**What the task requires:** Reproduce all the material exactly, minus any pictures it holds.

**Recorded data:**
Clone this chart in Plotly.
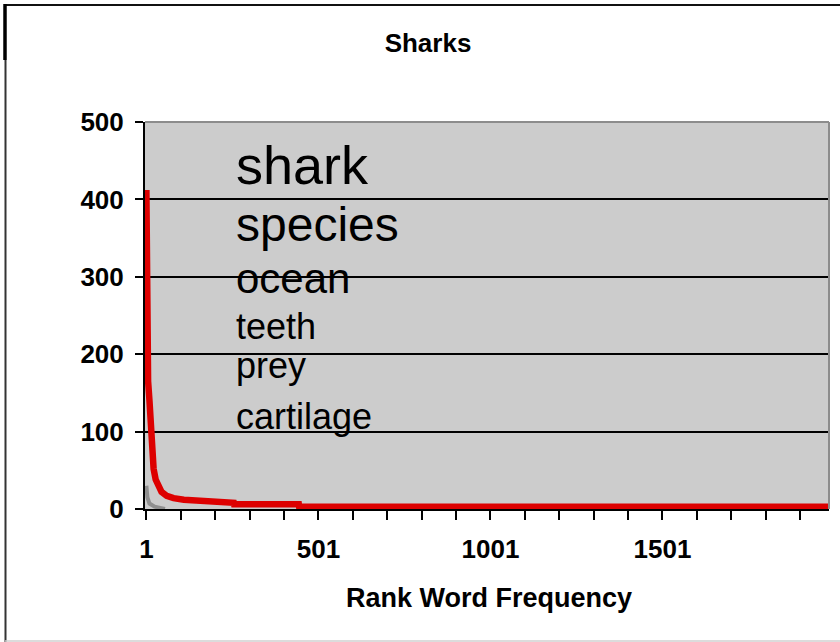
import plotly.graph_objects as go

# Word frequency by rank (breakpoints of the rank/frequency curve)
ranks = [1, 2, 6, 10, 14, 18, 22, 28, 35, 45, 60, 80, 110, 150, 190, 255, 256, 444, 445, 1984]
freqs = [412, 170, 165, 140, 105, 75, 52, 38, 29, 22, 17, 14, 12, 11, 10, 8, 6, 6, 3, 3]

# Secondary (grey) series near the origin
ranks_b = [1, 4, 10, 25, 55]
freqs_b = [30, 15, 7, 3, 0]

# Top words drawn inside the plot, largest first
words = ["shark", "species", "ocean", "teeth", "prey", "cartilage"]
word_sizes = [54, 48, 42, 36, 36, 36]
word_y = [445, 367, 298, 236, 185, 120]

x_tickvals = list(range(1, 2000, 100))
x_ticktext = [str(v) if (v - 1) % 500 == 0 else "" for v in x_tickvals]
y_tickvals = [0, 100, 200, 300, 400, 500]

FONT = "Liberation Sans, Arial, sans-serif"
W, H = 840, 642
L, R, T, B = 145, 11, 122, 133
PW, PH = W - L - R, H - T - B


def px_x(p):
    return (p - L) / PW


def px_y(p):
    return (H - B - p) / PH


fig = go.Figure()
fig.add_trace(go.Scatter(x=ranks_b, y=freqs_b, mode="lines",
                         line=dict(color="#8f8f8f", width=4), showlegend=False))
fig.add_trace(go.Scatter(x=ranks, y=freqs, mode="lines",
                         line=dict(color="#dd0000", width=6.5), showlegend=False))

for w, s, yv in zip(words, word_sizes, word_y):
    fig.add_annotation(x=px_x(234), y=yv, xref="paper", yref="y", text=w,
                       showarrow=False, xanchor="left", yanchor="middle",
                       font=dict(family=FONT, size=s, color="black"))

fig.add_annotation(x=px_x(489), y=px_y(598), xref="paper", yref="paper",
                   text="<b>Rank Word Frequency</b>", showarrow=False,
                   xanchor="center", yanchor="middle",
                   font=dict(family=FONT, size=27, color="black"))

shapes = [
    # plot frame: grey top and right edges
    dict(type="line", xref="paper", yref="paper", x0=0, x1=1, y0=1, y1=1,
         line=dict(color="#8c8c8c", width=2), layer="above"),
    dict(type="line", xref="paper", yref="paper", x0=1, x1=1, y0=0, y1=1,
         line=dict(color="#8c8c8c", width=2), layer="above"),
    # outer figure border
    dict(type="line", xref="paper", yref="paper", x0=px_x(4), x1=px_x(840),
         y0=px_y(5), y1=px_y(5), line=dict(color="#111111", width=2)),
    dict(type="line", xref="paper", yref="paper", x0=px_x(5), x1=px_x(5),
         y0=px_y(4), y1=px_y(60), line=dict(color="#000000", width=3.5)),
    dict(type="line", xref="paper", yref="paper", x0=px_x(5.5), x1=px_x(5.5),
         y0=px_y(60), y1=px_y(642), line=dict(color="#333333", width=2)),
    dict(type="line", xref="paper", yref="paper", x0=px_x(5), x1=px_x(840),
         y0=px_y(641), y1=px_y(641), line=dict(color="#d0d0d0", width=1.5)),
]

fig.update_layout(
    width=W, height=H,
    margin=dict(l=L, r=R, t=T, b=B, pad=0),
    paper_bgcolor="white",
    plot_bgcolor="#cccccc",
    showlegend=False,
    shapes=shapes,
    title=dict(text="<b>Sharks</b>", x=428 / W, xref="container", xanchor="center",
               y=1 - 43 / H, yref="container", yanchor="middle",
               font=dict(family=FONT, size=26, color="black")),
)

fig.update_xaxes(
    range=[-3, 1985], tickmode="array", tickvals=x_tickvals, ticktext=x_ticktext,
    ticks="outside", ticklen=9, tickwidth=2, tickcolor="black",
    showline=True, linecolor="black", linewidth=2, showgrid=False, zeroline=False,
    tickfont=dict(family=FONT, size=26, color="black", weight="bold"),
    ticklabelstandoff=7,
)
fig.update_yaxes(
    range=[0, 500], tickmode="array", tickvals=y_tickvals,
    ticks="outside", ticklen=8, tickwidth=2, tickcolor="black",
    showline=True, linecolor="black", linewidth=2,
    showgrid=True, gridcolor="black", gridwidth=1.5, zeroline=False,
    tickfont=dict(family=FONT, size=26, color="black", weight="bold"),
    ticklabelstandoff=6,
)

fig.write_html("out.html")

**Solution below:**
Clone this chart in Plotly.
import plotly.graph_objects as go

# Word frequency by rank (breakpoints of the rank/frequency curve)
ranks = [1, 2, 6, 10, 14, 18, 22, 28, 35, 45, 60, 80, 110, 150, 190, 255, 256, 444, 445, 1984]
freqs = [412, 170, 165, 140, 105, 75, 52, 38, 29, 22, 17, 14, 12, 11, 10, 8, 6, 6, 3, 3]

# Secondary (grey) series near the origin
ranks_b = [1, 4, 10, 25, 55]
freqs_b = [30, 15, 7, 3, 0]

# Top words drawn inside the plot, largest first
words = ["shark", "species", "ocean", "teeth", "prey", "cartilage"]
word_sizes = [54, 48, 42, 36, 36, 36]
word_y = [445, 367, 298, 236, 185, 120]

x_tickvals = list(range(1, 2000, 100))
x_ticktext = [str(v) if (v - 1) % 500 == 0 else "" for v in x_tickvals]
y_tickvals = [0, 100, 200, 300, 400, 500]

FONT = "Liberation Sans, Arial, sans-serif"
W, H = 840, 642
L, R, T, B = 145, 11, 122, 133
PW, PH = W - L - R, H - T - B


def px_x(p):
    return (p - L) / PW


def px_y(p):
    return (H - B - p) / PH


fig = go.Figure()
fig.add_trace(go.Scatter(x=ranks_b, y=freqs_b, mode="lines",
                         line=dict(color="#8f8f8f", width=4), showlegend=False))
fig.add_trace(go.Scatter(x=ranks, y=freqs, mode="lines",
                         line=dict(color="#dd0000", width=6.5), showlegend=False))

for w, s, yv in zip(words, word_sizes, word_y):
    fig.add_annotation(x=px_x(234), y=yv, xref="paper", yref="y", text=w,
                       showarrow=False, xanchor="left", yanchor="middle",
                       font=dict(family=FONT, size=s, color="black"))

fig.add_annotation(x=px_x(489), y=px_y(598), xref="paper", yref="paper",
                   text="<b>Rank Word Frequency</b>", showarrow=False,
                   xanchor="center", yanchor="middle",
                   font=dict(family=FONT, size=27, color="black"))

shapes = [
    # plot frame: grey top and right edges
    dict(type="line", xref="paper", yref="paper", x0=0, x1=1, y0=1, y1=1,
         line=dict(color="#8c8c8c", width=2), layer="above"),
    dict(type="line", xref="paper", yref="paper", x0=1, x1=1, y0=0, y1=1,
         line=dict(color="#8c8c8c", width=2), layer="above"),
    # outer figure border
    dict(type="line", xref="paper", yref="paper", x0=px_x(4), x1=px_x(840),
         y0=px_y(5), y1=px_y(5), line=dict(color="#111111", width=2)),
    dict(type="line", xref="paper", yref="paper", x0=px_x(5), x1=px_x(5),
         y0=px_y(4), y1=px_y(60), line=dict(color="#000000", width=3.5)),
    dict(type="line", xref="paper", yref="paper", x0=px_x(5.5), x1=px_x(5.5),
         y0=px_y(60), y1=px_y(642), line=dict(color="#333333", width=2)),
    dict(type="line", xref="paper", yref="paper", x0=px_x(5), x1=px_x(840),
         y0=px_y(641), y1=px_y(641), line=dict(color="#d0d0d0", width=1.5)),
]

fig.update_layout(
    width=W, height=H,
    margin=dict(l=L, r=R, t=T, b=B, pad=0),
    paper_bgcolor="white",
    plot_bgcolor="#cccccc",
    showlegend=False,
    shapes=shapes,
    title=dict(text="<b>Sharks</b>", x=428 / W, xref="container", xanchor="center",
               y=1 - 43 / H, yref="container", yanchor="middle",
               font=dict(family=FONT, size=26, color="black")),
)

fig.update_xaxes(
    range=[-3, 1985], tickmode="array", tickvals=x_tickvals, ticktext=x_ticktext,
    ticks="outside", ticklen=9, tickwidth=2, tickcolor="black",
    showline=True, linecolor="black", linewidth=2, showgrid=False, zeroline=False,
    tickfont=dict(family=FONT, size=26, color="black", weight="bold"),
    ticklabelstandoff=7,
)
fig.update_yaxes(
    range=[0, 500], tickmode="array", tickvals=y_tickvals,
    ticks="outside", ticklen=8, tickwidth=2, tickcolor="black",
    showline=True, linecolor="black", linewidth=2,
    showgrid=True, gridcolor="black", gridwidth=1.5, zeroline=False,
    tickfont=dict(family=FONT, size=26, color="black", weight="bold"),
    ticklabelstandoff=6,
)

fig.write_html("out.html")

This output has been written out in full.